Given data

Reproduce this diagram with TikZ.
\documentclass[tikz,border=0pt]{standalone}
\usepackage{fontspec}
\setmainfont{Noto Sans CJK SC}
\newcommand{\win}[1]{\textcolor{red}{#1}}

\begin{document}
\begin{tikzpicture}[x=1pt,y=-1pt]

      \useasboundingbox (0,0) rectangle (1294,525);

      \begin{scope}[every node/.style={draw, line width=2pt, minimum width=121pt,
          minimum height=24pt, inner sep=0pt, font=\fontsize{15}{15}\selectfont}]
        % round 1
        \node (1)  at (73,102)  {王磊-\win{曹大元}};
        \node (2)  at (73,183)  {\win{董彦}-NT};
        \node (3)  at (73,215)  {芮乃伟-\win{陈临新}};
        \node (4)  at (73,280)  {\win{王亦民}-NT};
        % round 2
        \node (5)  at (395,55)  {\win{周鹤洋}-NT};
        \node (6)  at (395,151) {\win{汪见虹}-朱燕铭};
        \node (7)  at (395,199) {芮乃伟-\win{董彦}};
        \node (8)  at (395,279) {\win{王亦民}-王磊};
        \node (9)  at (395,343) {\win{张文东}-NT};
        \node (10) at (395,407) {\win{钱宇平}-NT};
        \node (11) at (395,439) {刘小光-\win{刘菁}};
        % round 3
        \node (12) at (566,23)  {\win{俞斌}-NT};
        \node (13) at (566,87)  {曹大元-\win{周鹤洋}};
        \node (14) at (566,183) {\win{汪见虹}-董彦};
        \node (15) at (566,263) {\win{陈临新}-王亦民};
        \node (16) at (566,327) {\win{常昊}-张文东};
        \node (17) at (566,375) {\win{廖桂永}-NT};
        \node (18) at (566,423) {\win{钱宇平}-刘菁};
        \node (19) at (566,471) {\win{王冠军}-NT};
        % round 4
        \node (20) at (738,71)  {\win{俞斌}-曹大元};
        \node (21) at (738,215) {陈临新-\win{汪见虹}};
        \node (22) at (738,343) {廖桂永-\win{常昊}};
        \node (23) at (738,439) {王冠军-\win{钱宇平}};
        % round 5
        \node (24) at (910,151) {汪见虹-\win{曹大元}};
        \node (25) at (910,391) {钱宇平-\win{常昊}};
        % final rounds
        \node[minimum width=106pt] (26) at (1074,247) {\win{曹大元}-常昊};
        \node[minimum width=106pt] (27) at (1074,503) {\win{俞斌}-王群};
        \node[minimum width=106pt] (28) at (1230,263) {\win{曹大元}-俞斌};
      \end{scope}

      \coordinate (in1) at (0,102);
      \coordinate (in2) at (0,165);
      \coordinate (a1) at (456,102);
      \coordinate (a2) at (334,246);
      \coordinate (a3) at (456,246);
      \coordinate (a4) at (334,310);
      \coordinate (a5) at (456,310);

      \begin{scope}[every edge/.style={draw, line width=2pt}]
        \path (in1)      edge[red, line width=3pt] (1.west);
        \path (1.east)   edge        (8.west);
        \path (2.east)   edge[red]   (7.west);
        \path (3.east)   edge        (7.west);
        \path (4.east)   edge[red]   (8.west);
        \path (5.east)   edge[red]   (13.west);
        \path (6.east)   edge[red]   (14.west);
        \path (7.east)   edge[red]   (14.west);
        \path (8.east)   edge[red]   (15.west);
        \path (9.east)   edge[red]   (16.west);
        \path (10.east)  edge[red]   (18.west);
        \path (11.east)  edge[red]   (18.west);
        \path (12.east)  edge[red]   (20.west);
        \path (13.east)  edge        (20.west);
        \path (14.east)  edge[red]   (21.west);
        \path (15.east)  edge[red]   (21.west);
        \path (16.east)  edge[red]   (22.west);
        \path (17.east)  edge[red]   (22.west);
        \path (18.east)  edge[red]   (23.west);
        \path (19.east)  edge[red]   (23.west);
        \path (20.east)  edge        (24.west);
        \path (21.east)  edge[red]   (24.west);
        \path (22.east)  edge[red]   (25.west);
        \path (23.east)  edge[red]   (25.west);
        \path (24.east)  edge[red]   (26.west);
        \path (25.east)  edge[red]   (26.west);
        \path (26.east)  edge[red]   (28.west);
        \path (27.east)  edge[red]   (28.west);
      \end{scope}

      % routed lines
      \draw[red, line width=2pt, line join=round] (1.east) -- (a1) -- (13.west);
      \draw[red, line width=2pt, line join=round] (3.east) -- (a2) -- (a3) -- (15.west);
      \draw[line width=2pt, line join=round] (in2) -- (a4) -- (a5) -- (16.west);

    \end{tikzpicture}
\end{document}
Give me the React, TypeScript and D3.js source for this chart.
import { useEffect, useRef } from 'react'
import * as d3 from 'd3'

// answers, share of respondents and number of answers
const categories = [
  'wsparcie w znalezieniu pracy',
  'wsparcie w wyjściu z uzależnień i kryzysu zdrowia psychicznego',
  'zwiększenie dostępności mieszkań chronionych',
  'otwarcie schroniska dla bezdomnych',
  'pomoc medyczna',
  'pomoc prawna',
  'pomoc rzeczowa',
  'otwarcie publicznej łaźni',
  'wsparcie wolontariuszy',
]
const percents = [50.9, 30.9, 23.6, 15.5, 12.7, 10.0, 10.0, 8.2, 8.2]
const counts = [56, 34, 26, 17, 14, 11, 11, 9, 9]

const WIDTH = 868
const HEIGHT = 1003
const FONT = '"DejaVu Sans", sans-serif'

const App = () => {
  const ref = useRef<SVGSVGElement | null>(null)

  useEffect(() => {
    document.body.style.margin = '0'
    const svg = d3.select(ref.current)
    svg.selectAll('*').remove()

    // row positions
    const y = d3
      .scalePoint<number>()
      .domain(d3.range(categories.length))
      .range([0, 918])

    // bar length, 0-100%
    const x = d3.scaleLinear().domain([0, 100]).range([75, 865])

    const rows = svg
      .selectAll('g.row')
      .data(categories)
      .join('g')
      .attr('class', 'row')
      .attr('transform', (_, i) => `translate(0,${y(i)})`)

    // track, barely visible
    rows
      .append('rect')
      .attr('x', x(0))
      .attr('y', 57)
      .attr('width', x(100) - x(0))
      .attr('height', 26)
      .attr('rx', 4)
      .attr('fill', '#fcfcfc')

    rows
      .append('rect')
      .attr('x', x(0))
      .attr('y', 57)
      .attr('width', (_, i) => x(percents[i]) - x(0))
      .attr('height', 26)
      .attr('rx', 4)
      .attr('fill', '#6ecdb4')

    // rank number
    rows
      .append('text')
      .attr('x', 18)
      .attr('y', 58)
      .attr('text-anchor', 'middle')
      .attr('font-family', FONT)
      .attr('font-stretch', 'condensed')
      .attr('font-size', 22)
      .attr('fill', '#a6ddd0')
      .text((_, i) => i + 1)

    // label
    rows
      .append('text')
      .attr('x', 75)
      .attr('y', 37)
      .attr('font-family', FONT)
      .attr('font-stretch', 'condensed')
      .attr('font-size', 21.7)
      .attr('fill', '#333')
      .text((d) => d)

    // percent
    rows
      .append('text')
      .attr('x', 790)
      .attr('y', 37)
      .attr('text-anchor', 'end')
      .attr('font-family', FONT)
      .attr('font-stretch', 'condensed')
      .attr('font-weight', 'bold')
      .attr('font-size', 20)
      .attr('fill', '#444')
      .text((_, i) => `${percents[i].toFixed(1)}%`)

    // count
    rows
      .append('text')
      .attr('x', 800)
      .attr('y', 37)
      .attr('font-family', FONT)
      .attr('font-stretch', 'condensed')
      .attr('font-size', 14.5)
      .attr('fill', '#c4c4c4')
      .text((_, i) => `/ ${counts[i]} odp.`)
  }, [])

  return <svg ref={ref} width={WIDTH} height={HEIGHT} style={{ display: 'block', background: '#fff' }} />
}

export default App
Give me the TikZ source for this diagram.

Exercise objective
Write out every line of the records exactly.

Solution to the exercise
Reproduce this diagram with TikZ.
\documentclass[tikz,border=0pt]{standalone}
\usepackage{fontspec}
\setmainfont{Noto Sans CJK SC}
\newcommand{\win}[1]{\textcolor{red}{#1}}

\begin{document}
\begin{tikzpicture}[x=1pt,y=-1pt]

      \useasboundingbox (0,0) rectangle (1294,525);

      \begin{scope}[every node/.style={draw, line width=2pt, minimum width=121pt,
          minimum height=24pt, inner sep=0pt, font=\fontsize{15}{15}\selectfont}]
        % round 1
        \node (1)  at (73,102)  {王磊-\win{曹大元}};
        \node (2)  at (73,183)  {\win{董彦}-NT};
        \node (3)  at (73,215)  {芮乃伟-\win{陈临新}};
        \node (4)  at (73,280)  {\win{王亦民}-NT};
        % round 2
        \node (5)  at (395,55)  {\win{周鹤洋}-NT};
        \node (6)  at (395,151) {\win{汪见虹}-朱燕铭};
        \node (7)  at (395,199) {芮乃伟-\win{董彦}};
        \node (8)  at (395,279) {\win{王亦民}-王磊};
        \node (9)  at (395,343) {\win{张文东}-NT};
        \node (10) at (395,407) {\win{钱宇平}-NT};
        \node (11) at (395,439) {刘小光-\win{刘菁}};
        % round 3
        \node (12) at (566,23)  {\win{俞斌}-NT};
        \node (13) at (566,87)  {曹大元-\win{周鹤洋}};
        \node (14) at (566,183) {\win{汪见虹}-董彦};
        \node (15) at (566,263) {\win{陈临新}-王亦民};
        \node (16) at (566,327) {\win{常昊}-张文东};
        \node (17) at (566,375) {\win{廖桂永}-NT};
        \node (18) at (566,423) {\win{钱宇平}-刘菁};
        \node (19) at (566,471) {\win{王冠军}-NT};
        % round 4
        \node (20) at (738,71)  {\win{俞斌}-曹大元};
        \node (21) at (738,215) {陈临新-\win{汪见虹}};
        \node (22) at (738,343) {廖桂永-\win{常昊}};
        \node (23) at (738,439) {王冠军-\win{钱宇平}};
        % round 5
        \node (24) at (910,151) {汪见虹-\win{曹大元}};
        \node (25) at (910,391) {钱宇平-\win{常昊}};
        % final rounds
        \node[minimum width=106pt] (26) at (1074,247) {\win{曹大元}-常昊};
        \node[minimum width=106pt] (27) at (1074,503) {\win{俞斌}-王群};
        \node[minimum width=106pt] (28) at (1230,263) {\win{曹大元}-俞斌};
      \end{scope}

      \coordinate (in1) at (0,102);
      \coordinate (in2) at (0,165);
      \coordinate (a1) at (456,102);
      \coordinate (a2) at (334,246);
      \coordinate (a3) at (456,246);
      \coordinate (a4) at (334,310);
      \coordinate (a5) at (456,310);

      \begin{scope}[every edge/.style={draw, line width=2pt}]
        \path (in1)      edge[red, line width=3pt] (1.west);
        \path (1.east)   edge        (8.west);
        \path (2.east)   edge[red]   (7.west);
        \path (3.east)   edge        (7.west);
        \path (4.east)   edge[red]   (8.west);
        \path (5.east)   edge[red]   (13.west);
        \path (6.east)   edge[red]   (14.west);
        \path (7.east)   edge[red]   (14.west);
        \path (8.east)   edge[red]   (15.west);
        \path (9.east)   edge[red]   (16.west);
        \path (10.east)  edge[red]   (18.west);
        \path (11.east)  edge[red]   (18.west);
        \path (12.east)  edge[red]   (20.west);
        \path (13.east)  edge        (20.west);
        \path (14.east)  edge[red]   (21.west);
        \path (15.east)  edge[red]   (21.west);
        \path (16.east)  edge[red]   (22.west);
        \path (17.east)  edge[red]   (22.west);
        \path (18.east)  edge[red]   (23.west);
        \path (19.east)  edge[red]   (23.west);
        \path (20.east)  edge        (24.west);
        \path (21.east)  edge[red]   (24.west);
        \path (22.east)  edge[red]   (25.west);
        \path (23.east)  edge[red]   (25.west);
        \path (24.east)  edge[red]   (26.west);
        \path (25.east)  edge[red]   (26.west);
        \path (26.east)  edge[red]   (28.west);
        \path (27.east)  edge[red]   (28.west);
      \end{scope}

      % routed lines
      \draw[red, line width=2pt, line join=round] (1.east) -- (a1) -- (13.west);
      \draw[red, line width=2pt, line join=round] (3.east) -- (a2) -- (a3) -- (15.west);
      \draw[line width=2pt, line join=round] (in2) -- (a4) -- (a5) -- (16.west);

    \end{tikzpicture}
\end{document}
Give me the React, TypeScript and D3.js source for this chart.
import { useEffect, useRef } from 'react'
import * as d3 from 'd3'

// answers, share of respondents and number of answers
const categories = [
  'wsparcie w znalezieniu pracy',
  'wsparcie w wyjściu z uzależnień i kryzysu zdrowia psychicznego',
  'zwiększenie dostępności mieszkań chronionych',
  'otwarcie schroniska dla bezdomnych',
  'pomoc medyczna',
  'pomoc prawna',
  'pomoc rzeczowa',
  'otwarcie publicznej łaźni',
  'wsparcie wolontariuszy',
]
const percents = [50.9, 30.9, 23.6, 15.5, 12.7, 10.0, 10.0, 8.2, 8.2]
const counts = [56, 34, 26, 17, 14, 11, 11, 9, 9]

const WIDTH = 868
const HEIGHT = 1003
const FONT = '"DejaVu Sans", sans-serif'

const App = () => {
  const ref = useRef<SVGSVGElement | null>(null)

  useEffect(() => {
    document.body.style.margin = '0'
    const svg = d3.select(ref.current)
    svg.selectAll('*').remove()

    // row positions
    const y = d3
      .scalePoint<number>()
      .domain(d3.range(categories.length))
      .range([0, 918])

    // bar length, 0-100%
    const x = d3.scaleLinear().domain([0, 100]).range([75, 865])

    const rows = svg
      .selectAll('g.row')
      .data(categories)
      .join('g')
      .attr('class', 'row')
      .attr('transform', (_, i) => `translate(0,${y(i)})`)

    // track, barely visible
    rows
      .append('rect')
      .attr('x', x(0))
      .attr('y', 57)
      .attr('width', x(100) - x(0))
      .attr('height', 26)
      .attr('rx', 4)
      .attr('fill', '#fcfcfc')

    rows
      .append('rect')
      .attr('x', x(0))
      .attr('y', 57)
      .attr('width', (_, i) => x(percents[i]) - x(0))
      .attr('height', 26)
      .attr('rx', 4)
      .attr('fill', '#6ecdb4')

    // rank number
    rows
      .append('text')
      .attr('x', 18)
      .attr('y', 58)
      .attr('text-anchor', 'middle')
      .attr('font-family', FONT)
      .attr('font-stretch', 'condensed')
      .attr('font-size', 22)
      .attr('fill', '#a6ddd0')
      .text((_, i) => i + 1)

    // label
    rows
      .append('text')
      .attr('x', 75)
      .attr('y', 37)
      .attr('font-family', FONT)
      .attr('font-stretch', 'condensed')
      .attr('font-size', 21.7)
      .attr('fill', '#333')
      .text((d) => d)

    // percent
    rows
      .append('text')
      .attr('x', 790)
      .attr('y', 37)
      .attr('text-anchor', 'end')
      .attr('font-family', FONT)
      .attr('font-stretch', 'condensed')
      .attr('font-weight', 'bold')
      .attr('font-size', 20)
      .attr('fill', '#444')
      .text((_, i) => `${percents[i].toFixed(1)}%`)

    // count
    rows
      .append('text')
      .attr('x', 800)
      .attr('y', 37)
      .attr('font-family', FONT)
      .attr('font-stretch', 'condensed')
      .attr('font-size', 14.5)
      .attr('fill', '#c4c4c4')
      .text((_, i) => `/ ${counts[i]} odp.`)
  }, [])

  return <svg ref={ref} width={WIDTH} height={HEIGHT} style={{ display: 'block', background: '#fff' }} />
}

export default App
Give me the TikZ source for this diagram.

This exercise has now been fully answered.